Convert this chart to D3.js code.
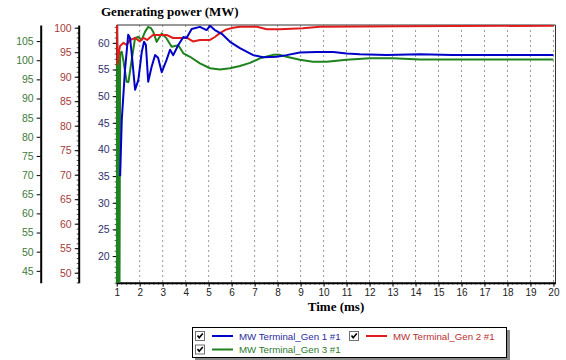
<!DOCTYPE html>
<html lang="en">
<head>
<meta charset="utf-8">
<title>Generating power</title>
<script src="https://cdn.jsdelivr.net/npm/d3@7"></script>
<style>
  body { margin: 0; background: #fff; }
  svg { display: block; font-family: "Liberation Sans", Arial, sans-serif; }
  .ttl { font-family: "Liberation Serif", "Times New Roman", serif; font-weight: bold; font-size: 13px; }
</style>
</head>
<body>
<script>
// ---- data ----
// Gen 1 (blue, inner axis)
var gen1T  = [1.15, 1.22, 1.36, 1.50, 1.58, 1.65, 1.80, 1.94, 2.09, 2.19, 2.27, 2.37, 2.52, 2.67, 2.80, 2.96, 3.17, 3.32, 3.46, 3.68, 3.90, 4.04, 4.26, 4.62, 4.91, 5.06, 5.27, 5.57, 5.93, 6.36, 6.94, 7.37, 7.96, 8.39, 8.97, 9.70, 10.42, 11.0, 11.58, 12.74, 14.19, 15.6, 20];
var gen1MW = [35, 45.5, 54.9, 61.5, 60.9, 58.1, 51.2, 53.0, 58.3, 60.2, 59.6, 52.7, 55.5, 57.7, 57.2, 54.5, 56.8, 58.7, 57.7, 59.6, 61.1, 60.9, 62.6, 63.0, 62.4, 63.2, 62.4, 61.7, 60.2, 59.0, 57.7, 57.3, 57.4, 57.7, 58.2, 58.3, 58.3, 58.0, 57.85, 57.7, 57.85, 57.7, 57.7];
// Gen 2 (red, middle axis)
var gen2T  = [1.0, 1.01, 1.04, 1.07, 1.14, 1.29, 1.43, 1.58, 1.80, 2.01, 2.16, 2.32, 2.58, 2.88, 3.19, 3.45, 3.75, 4.06, 4.32, 4.62, 5.06, 5.27, 5.49, 5.75, 6.06, 6.36, 7.1, 7.53, 8.1, 9.1, 9.84, 13.3, 20];
var gen2MW = [101, 100.5, 92.6, 94.1, 96.2, 96.9, 96.5, 97.5, 97.9, 97.2, 97.9, 97.5, 98.5, 98.5, 98.5, 97.9, 97.9, 97.9, 97.2, 97.5, 97.5, 98.1, 98.9, 99.6, 100.0, 100.2, 100.2, 99.7, 99.7, 99.9, 100.2, 100.3, 100.4];
// Gen 3 (green, outer axis)
var gen3T  = [1.0, 1.02, 1.04, 1.06, 1.08, 1.10, 1.12, 1.15, 1.22, 1.29, 1.43, 1.51, 1.65, 1.80, 1.93, 2.09, 2.23, 2.37, 2.49, 2.59, 2.74, 2.96, 3.17, 3.39, 3.68, 3.90, 4.19, 4.62, 5.06, 5.49, 5.93, 6.36, 6.80, 7.23, 7.8, 8.1, 8.39, 8.97, 9.53, 10.14, 11.0, 12.01, 13.01, 14.19, 20];
var gen3MW = [30, 100, 30, 101, 32, 100, 35, 101.8, 102.2, 100.0, 94.4, 94.3, 100.0, 105.8, 106.1, 105.3, 107.4, 108.7, 108.4, 107.4, 104.8, 107.0, 105.7, 103.5, 103.9, 101.8, 100.9, 99.2, 97.9, 97.6, 97.9, 98.5, 99.3, 100.5, 101.4, 101.4, 100.9, 100.1, 99.6, 99.6, 100.1, 100.5, 100.5, 100.2, 100.2];

var seriesNames = ["MW Terminal_Gen 1 #1", "MW Terminal_Gen 2 #1", "MW Terminal_Gen 3 #1"];
var xTicks = d3.range(1, 21);
var blueTicks = d3.range(20, 61, 5);
var redTicks = d3.range(50, 101, 5);
var greenTicks = d3.range(45, 106, 5);

// ---- layout ----
var w = 566, h = 360;
var pLeft = 116.7, pRight = 555.5, pTop = 25, pBottom = 282.7;
var blueCol = "#0000c8", redCol = "#e01c1c", greenCol = "#1e821e";

var svg = d3.select("body").append("svg").attr("width", w).attr("height", h);

var x = d3.scaleLinear().domain([1, 20.09]).range([pLeft, pRight]);
var yBlue = d3.scaleLinear().domain([15, 63.35]).range([pBottom, pTop]);
var yRed = d3.scaleLinear().domain([47.96, 100.55]).range([pBottom, pTop]);
var yGreen = d3.scaleLinear().domain([41.9, 109.2]).range([pBottom, pTop]);

// vertical dotted grid
svg.append("g").selectAll("line").data(xTicks.slice(1)).enter().append("line")
  .attr("x1", function(d) { return x(d); }).attr("x2", function(d) { return x(d); })
  .attr("y1", pTop).attr("y2", pBottom)
  .attr("stroke", "#9a9a9a").attr("stroke-dasharray", "2,3");

// frame top/right
svg.append("path")
  .attr("d", "M" + pLeft + "," + pTop + "H" + pRight + "V" + pBottom)
  .attr("fill", "none").attr("stroke", "#333").attr("stroke-width", 1);

// left axes
function yAxis(scale, ticks, xpos, col, minor) {
  if (minor) {
    svg.append("g").attr("transform", "translate(" + xpos + ",0)")
      .call(d3.axisLeft(scale).tickValues(d3.range(Math.ceil(scale.domain()[0]), scale.domain()[1], 1)).tickSize(2).tickFormat(""))
      .call(function(g) { g.select(".domain").remove(); g.selectAll("line").attr("stroke", "#555"); });
  }
  var g = svg.append("g").attr("transform", "translate(" + xpos + ",0)")
    .call(d3.axisLeft(scale).tickValues(ticks).tickSize(4).tickSizeOuter(0).tickPadding(3));
  g.select(".domain").attr("stroke", "#000").attr("stroke-width", 2);
  g.selectAll("text").attr("fill", col).style("font-size", "10.5px");
}
yAxis(yGreen, greenTicks, 40.7, "#3d7a3d", false);
yAxis(yRed, redTicks, 78.7, "#a83a3a", true);
yAxis(yBlue, blueTicks, pLeft, "#30306e", true);

// x axis
svg.append("g").attr("transform", "translate(0," + pBottom + ")")
  .call(d3.axisBottom(x).tickValues(d3.range(1, 20.01, 0.2)).tickSize(2).tickFormat(""))
  .call(function(g) { g.select(".domain").remove(); g.selectAll("line").attr("stroke", "#555"); });
var xg = svg.append("g").attr("transform", "translate(0," + pBottom + ")")
  .call(d3.axisBottom(x).tickValues(xTicks).tickSize(4).tickSizeOuter(0).tickPadding(2));
xg.select(".domain").attr("stroke", "#000").attr("stroke-width", 2);
xg.selectAll("text").attr("fill", "#222").style("font-size", "10px");

// lines
svg.append("clipPath").attr("id", "plot").append("rect")
  .attr("x", pLeft - 1).attr("y", pTop).attr("width", pRight - pLeft + 1).attr("height", pBottom - pTop);
var plot = svg.append("g").attr("clip-path", "url(#plot)");

function drawLine(ts, vs, scale, col) {
  var line = d3.line().x(function(d) { return x(d[0]); }).y(function(d) { return scale(d[1]); });
  plot.append("path").datum(d3.zip(ts, vs)).attr("d", line)
    .attr("fill", "none").attr("stroke", col).attr("stroke-width", 2).attr("stroke-linejoin", "round");
}
drawLine(gen3T, gen3MW, yGreen, greenCol);
drawLine(gen2T, gen2MW, yRed, redCol);
drawLine(gen1T, gen1MW, yBlue, blueCol);

// titles
svg.append("text").attr("class", "ttl").attr("x", 101).attr("y", 16).text("Generating power (MW)");
svg.append("text").attr("class", "ttl").attr("x", 336).attr("y", 311).attr("text-anchor", "middle").text("Time (ms)");

// legend
svg.append("rect").attr("x", 195).attr("y", 330).attr("width", 315).attr("height", 31).attr("fill", "#888");
svg.append("rect").attr("x", 192.5).attr("y", 327.5).attr("width", 314).attr("height", 30)
  .attr("fill", "#fff").attr("stroke", "#000");

var legendPos = [[200, 336], [354, 336], [200, 349.5]];
var legendCols = [blueCol, redCol, greenCol];
var legendTxt = ["#2a2aa0", "#b83030", "#2e7a2e"];
var lg = svg.append("g").selectAll("g").data(seriesNames).enter().append("g")
  .attr("transform", function(d, i) { return "translate(" + legendPos[i][0] + "," + legendPos[i][1] + ")"; });
lg.append("rect").attr("x", -4.5).attr("y", -4.5).attr("width", 9).attr("height", 9)
  .attr("fill", "#fff").attr("stroke", "#707070");
lg.append("path").attr("d", "M-2.5,-0.5L-0.8,1.8L2.8,-2.5").attr("fill", "none").attr("stroke", "#000").attr("stroke-width", 1.6);
lg.append("line").attr("x1", 12).attr("x2", 33).attr("y1", 0).attr("y2", 0)
  .attr("stroke", function(d, i) { return legendCols[i]; }).attr("stroke-width", 2);
lg.append("text").attr("x", 39).attr("y", 3.5).style("font-size", "9.7px")
  .attr("fill", function(d, i) { return legendTxt[i]; }).text(function(d) { return d; });
</script>
</body>
</html>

------------------------------------

**Set exercise:**
Please repeat exactly the data above from its first line to the line that contains "100.5, 100.2, 100.2];", inclusive, and leave every picture out.

**Exercise answer:**
Convert this chart to D3.js code.
<!DOCTYPE html>
<html lang="en">
<head>
<meta charset="utf-8">
<title>Generating power</title>
<script src="https://cdn.jsdelivr.net/npm/d3@7"></script>
<style>
  body { margin: 0; background: #fff; }
  svg { display: block; font-family: "Liberation Sans", Arial, sans-serif; }
  .ttl { font-family: "Liberation Serif", "Times New Roman", serif; font-weight: bold; font-size: 13px; }
</style>
</head>
<body>
<script>
// ---- data ----
// Gen 1 (blue, inner axis)
var gen1T  = [1.15, 1.22, 1.36, 1.50, 1.58, 1.65, 1.80, 1.94, 2.09, 2.19, 2.27, 2.37, 2.52, 2.67, 2.80, 2.96, 3.17, 3.32, 3.46, 3.68, 3.90, 4.04, 4.26, 4.62, 4.91, 5.06, 5.27, 5.57, 5.93, 6.36, 6.94, 7.37, 7.96, 8.39, 8.97, 9.70, 10.42, 11.0, 11.58, 12.74, 14.19, 15.6, 20];
var gen1MW = [35, 45.5, 54.9, 61.5, 60.9, 58.1, 51.2, 53.0, 58.3, 60.2, 59.6, 52.7, 55.5, 57.7, 57.2, 54.5, 56.8, 58.7, 57.7, 59.6, 61.1, 60.9, 62.6, 63.0, 62.4, 63.2, 62.4, 61.7, 60.2, 59.0, 57.7, 57.3, 57.4, 57.7, 58.2, 58.3, 58.3, 58.0, 57.85, 57.7, 57.85, 57.7, 57.7];
// Gen 2 (red, middle axis)
var gen2T  = [1.0, 1.01, 1.04, 1.07, 1.14, 1.29, 1.43, 1.58, 1.80, 2.01, 2.16, 2.32, 2.58, 2.88, 3.19, 3.45, 3.75, 4.06, 4.32, 4.62, 5.06, 5.27, 5.49, 5.75, 6.06, 6.36, 7.1, 7.53, 8.1, 9.1, 9.84, 13.3, 20];
var gen2MW = [101, 100.5, 92.6, 94.1, 96.2, 96.9, 96.5, 97.5, 97.9, 97.2, 97.9, 97.5, 98.5, 98.5, 98.5, 97.9, 97.9, 97.9, 97.2, 97.5, 97.5, 98.1, 98.9, 99.6, 100.0, 100.2, 100.2, 99.7, 99.7, 99.9, 100.2, 100.3, 100.4];
// Gen 3 (green, outer axis)
var gen3T  = [1.0, 1.02, 1.04, 1.06, 1.08, 1.10, 1.12, 1.15, 1.22, 1.29, 1.43, 1.51, 1.65, 1.80, 1.93, 2.09, 2.23, 2.37, 2.49, 2.59, 2.74, 2.96, 3.17, 3.39, 3.68, 3.90, 4.19, 4.62, 5.06, 5.49, 5.93, 6.36, 6.80, 7.23, 7.8, 8.1, 8.39, 8.97, 9.53, 10.14, 11.0, 12.01, 13.01, 14.19, 20];
var gen3MW = [30, 100, 30, 101, 32, 100, 35, 101.8, 102.2, 100.0, 94.4, 94.3, 100.0, 105.8, 106.1, 105.3, 107.4, 108.7, 108.4, 107.4, 104.8, 107.0, 105.7, 103.5, 103.9, 101.8, 100.9, 99.2, 97.9, 97.6, 97.9, 98.5, 99.3, 100.5, 101.4, 101.4, 100.9, 100.1, 99.6, 99.6, 100.1, 100.5, 100.5, 100.2, 100.2];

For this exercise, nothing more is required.